Il paradosso sul lavoro: cresce solo per gli stranieri

di Massimo Blasoni

L’argomento è spinoso e si presta a più interpretazioni, tuttavia i dati Istat e quelli pubblicati da Eurostat lo scorso marzo ci consegnano un dato emblematico: negli ultimi dieci anni gli occupati stranieri in Italia sono cresciuti di 765mila unità e hanno in parte «sostituito» quelli italiani, scesi nel frattempo di 640mila unità. Il tasso di occupazione nel nostro Paese, cioè la percentuale delle persone al lavoro sul totale degli adulti, è uno dei più bassi in Europa. Lavora il 57,7% degli italiani, un dato di quasi venti punti percentuali inferiore a quello tedesco e britannico. Se però consideriamo i soli stranieri presenti nel nostro Paese la percentuale sale sfiorando il 60%. L’Italia è tra i pochissimi Paesi europei in cui i cittadini stranieri sono mediamente occupati in maggior numero rispetto ai cittadini nazionali. Certo, dobbiamo apprezzare che i posti di lavoro in Italia stiano, se pur lentamente, crescendo.

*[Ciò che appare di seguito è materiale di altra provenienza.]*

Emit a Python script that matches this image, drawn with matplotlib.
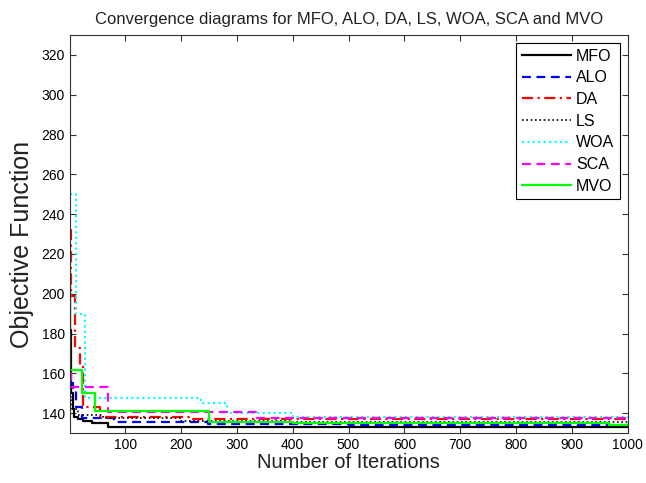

Occorre però chiedersi se sia opportuno questo effetto di sostituzione, visto l’elevato livello di disoccupazione soprattutto giovanile e le difficoltà di reimpiego per gli ultracinquantenni che perdono un posto di lavoro: per molti trovare un’occupazione è un miraggio. Insomma, è ancora vero che gli stranieri vengono per fare i lavori rifiutati dagli italiani oppure contribuiscono ad accrescere la disoccupazione? Un dubbio amletico. Peraltro, dato che le statistiche si riferiscono al periodo 2008–2018, non si può nemmeno dire che la minor occupazione nazionale dipenda dal reddito di cittadinanza. Una misura, quest’ultima, che potrebbe favorire una minor propensione ad accettare lavori a bassa retribuzione ma i cui effetti eventualmente troveremo nei report del prossimo anno.